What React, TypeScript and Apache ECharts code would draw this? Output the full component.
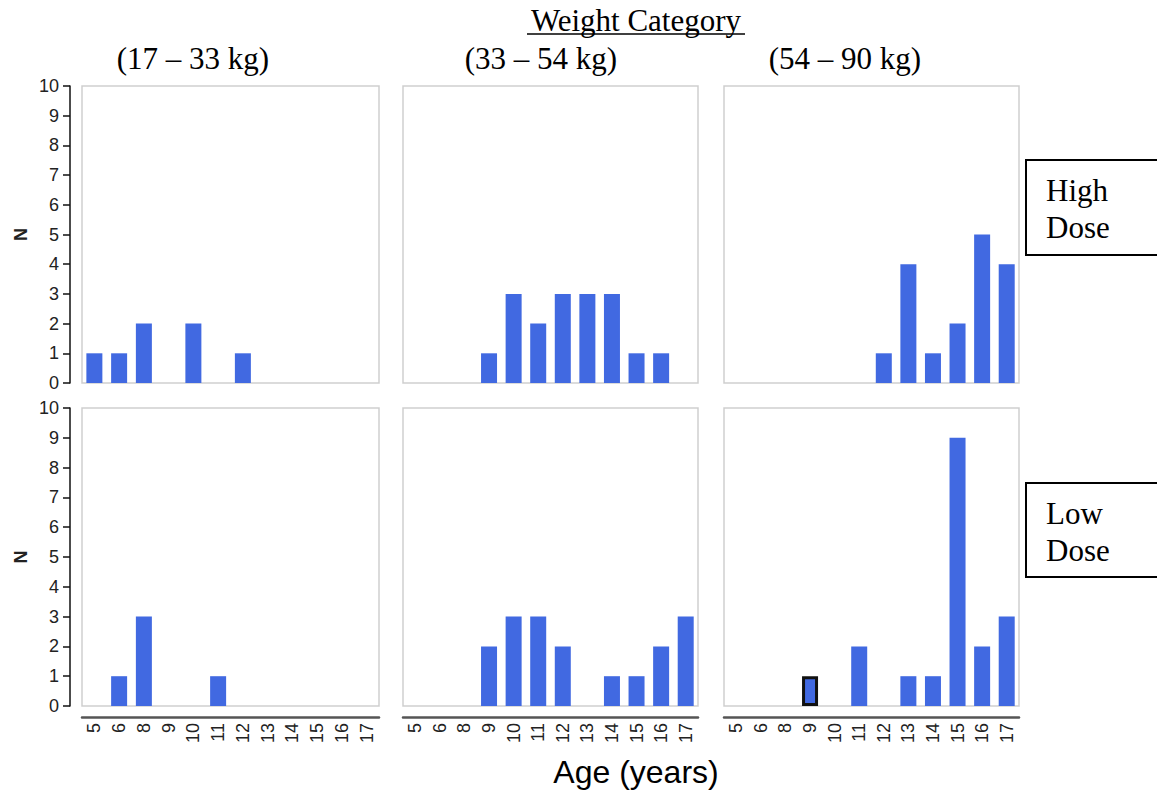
import React, { useEffect, useRef } from "react";
import * as echarts from "echarts";

const ages = ["5", "6", "8", "9", "10", "11", "12", "13", "14", "15", "16", "17"];
const weightCategories = ["(17 – 33 kg)", "(33 – 54 kg)", "(54 – 90 kg)"];
const doseLabels = ["High\nDose", "Low\nDose"];
const yTicks = [0, 10];

// High dose rows
const highLight = [1, 1, 2, 0, 2, 0, 1, 0, 0, 0, 0, 0];
const highMid = [0, 0, 0, 1, 3, 2, 3, 3, 3, 1, 1, 0];
const highHeavy = [0, 0, 0, 0, 0, 0, 1, 4, 1, 2, 5, 4];
// Low dose rows
const lowLight = [0, 1, 3, 0, 0, 1, 0, 0, 0, 0, 0, 0];
const lowMid = [0, 0, 0, 2, 3, 3, 2, 0, 1, 1, 2, 3];
const lowHeavy = [0, 0, 0, 1, 0, 2, 0, 1, 1, 9, 2, 3];
const highlightedLowHeavyAge = "9";

const BLUE = "#4169E1";
const SERIF = "Times New Roman";
const SANS = "Arial";

export default function App() {
  const ref = useRef<HTMLDivElement>(null);
  useEffect(() => {
    if (!ref.current) return;
    const chart = echarts.init(ref.current, undefined, { renderer: "svg" });
    const colLefts = [82, 403, 724];
    const colWidths = [297, 295, 295];
    const rowTops = [86, 408];
    const rowHeights = [297, 298];
    const panels = [
      [highLight, highMid, highHeavy],
      [lowLight, lowMid, lowHeavy],
    ];
    const grid: any[] = [];
    const xAxis: any[] = [];
    const yAxis: any[] = [];
    const series: any[] = [];
    let idx = 0;
    for (let r = 0; r < 2; r++) {
      for (let c = 0; c < 3; c++) {
        grid.push({
          left: colLefts[c],
          top: rowTops[r],
          width: colWidths[c],
          height: rowHeights[r],
          show: true,
          borderColor: "#cfcfcf",
          borderWidth: 1.5,
          backgroundColor: "transparent",
        });
        xAxis.push({
          type: "category",
          gridIndex: idx,
          data: ages,
          show: r === 1,
          offset: 11,
          axisLine: { show: true, onZero: false, lineStyle: { color: "#555", width: 2.5 } },
          axisTick: { show: false },
          axisLabel: {
            rotate: 90,
            fontSize: 18,
            fontFamily: SANS,
            color: "#222",
            margin: 6,
            interval: 0,
          },
          splitLine: { show: false },
        });
        yAxis.push({
          type: "value",
          gridIndex: idx,
          min: yTicks[0],
          max: yTicks[1],
          interval: 1,
          show: c === 0,
          offset: 12,
          name: "N",
          nameLocation: "middle",
          nameRotate: 90,
          nameGap: 40,
          nameTextStyle: { fontSize: 18, fontWeight: "bold", fontFamily: SANS, color: "#222" },
          axisLine: { show: true, onZero: false, lineStyle: { color: "#111", width: 1.5 } },
          axisTick: { show: true, length: 7, lineStyle: { color: "#111", width: 1.5 } },
          axisLabel: { fontSize: 18, fontFamily: SANS, color: "#222", margin: 11 },
          splitLine: { show: false },
        });
        const vals = panels[r][c];
        const data = vals.map((v, i) => {
          if (r === 1 && c === 2 && ages[i] === highlightedLowHeavyAge) {
            return { value: v, itemStyle: { borderColor: "#111", borderWidth: 3 } };
          }
          return v;
        });
        series.push({
          type: "bar",
          xAxisIndex: idx,
          yAxisIndex: idx,
          data,
          barWidth: 16,
          itemStyle: { color: BLUE, borderWidth: 0 },
        });
        idx++;
      }
    }
    const headerCenters = [193, 541, 845];
    const graphic: any[] = [
      {
        type: "text",
        x: 636,
        y: 20,
        style: {
          text: "Weight Category",
          fontSize: 31,
          fontFamily: SERIF,
          fill: "#000",
          align: "center",
          verticalAlign: "middle",
        },
      },
      {
        type: "line",
        shape: { x1: 527, y1: 34, x2: 745, y2: 34 },
        style: { stroke: "#000", lineWidth: 1.5 },
      },
      ...weightCategories.map((t, i) => ({
        type: "text",
        x: headerCenters[i],
        y: 58,
        style: {
          text: t,
          fontSize: 31,
          fontFamily: SERIF,
          fill: "#000",
          align: "center",
          verticalAlign: "middle",
        },
      })),
      {
        type: "rect",
        shape: { x: 1026, y: 160, width: 140, height: 95 },
        style: { fill: "#fff", stroke: "#000", lineWidth: 2 },
      },
      {
        type: "text",
        x: 1046,
        y: 172,
        style: { text: doseLabels[0], fontSize: 31, fontFamily: SERIF, fill: "#000", lineHeight: 37 },
      },
      {
        type: "rect",
        shape: { x: 1026, y: 483, width: 140, height: 94 },
        style: { fill: "#fff", stroke: "#000", lineWidth: 2 },
      },
      {
        type: "text",
        x: 1046,
        y: 495,
        style: { text: doseLabels[1], fontSize: 31, fontFamily: SERIF, fill: "#000", lineHeight: 37 },
      },
      {
        type: "text",
        x: 636,
        y: 772,
        style: {
          text: "Age (years)",
          fontSize: 32,
          fontFamily: SANS,
          fill: "#000",
          align: "center",
          verticalAlign: "middle",
        },
      },
    ];
    chart.setOption({
      animation: false,
      backgroundColor: "#fff",
      grid,
      xAxis,
      yAxis,
      series,
      graphic,
    });
    return () => chart.dispose();
  }, []);
  return (
    <div
      ref={ref}
      style={{ position: "fixed", left: 0, top: 0, width: 1157, height: 791 }}
    />
  );
}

--

◆ **WHAT THE EXERCISE ASKS**:
Copy all the lines above that hold the string "React".

◆ **EXERCISE ANSWER**:
What React, TypeScript and Apache ECharts code would draw this? Output the full component.
import React, { useEffect, useRef } from "react";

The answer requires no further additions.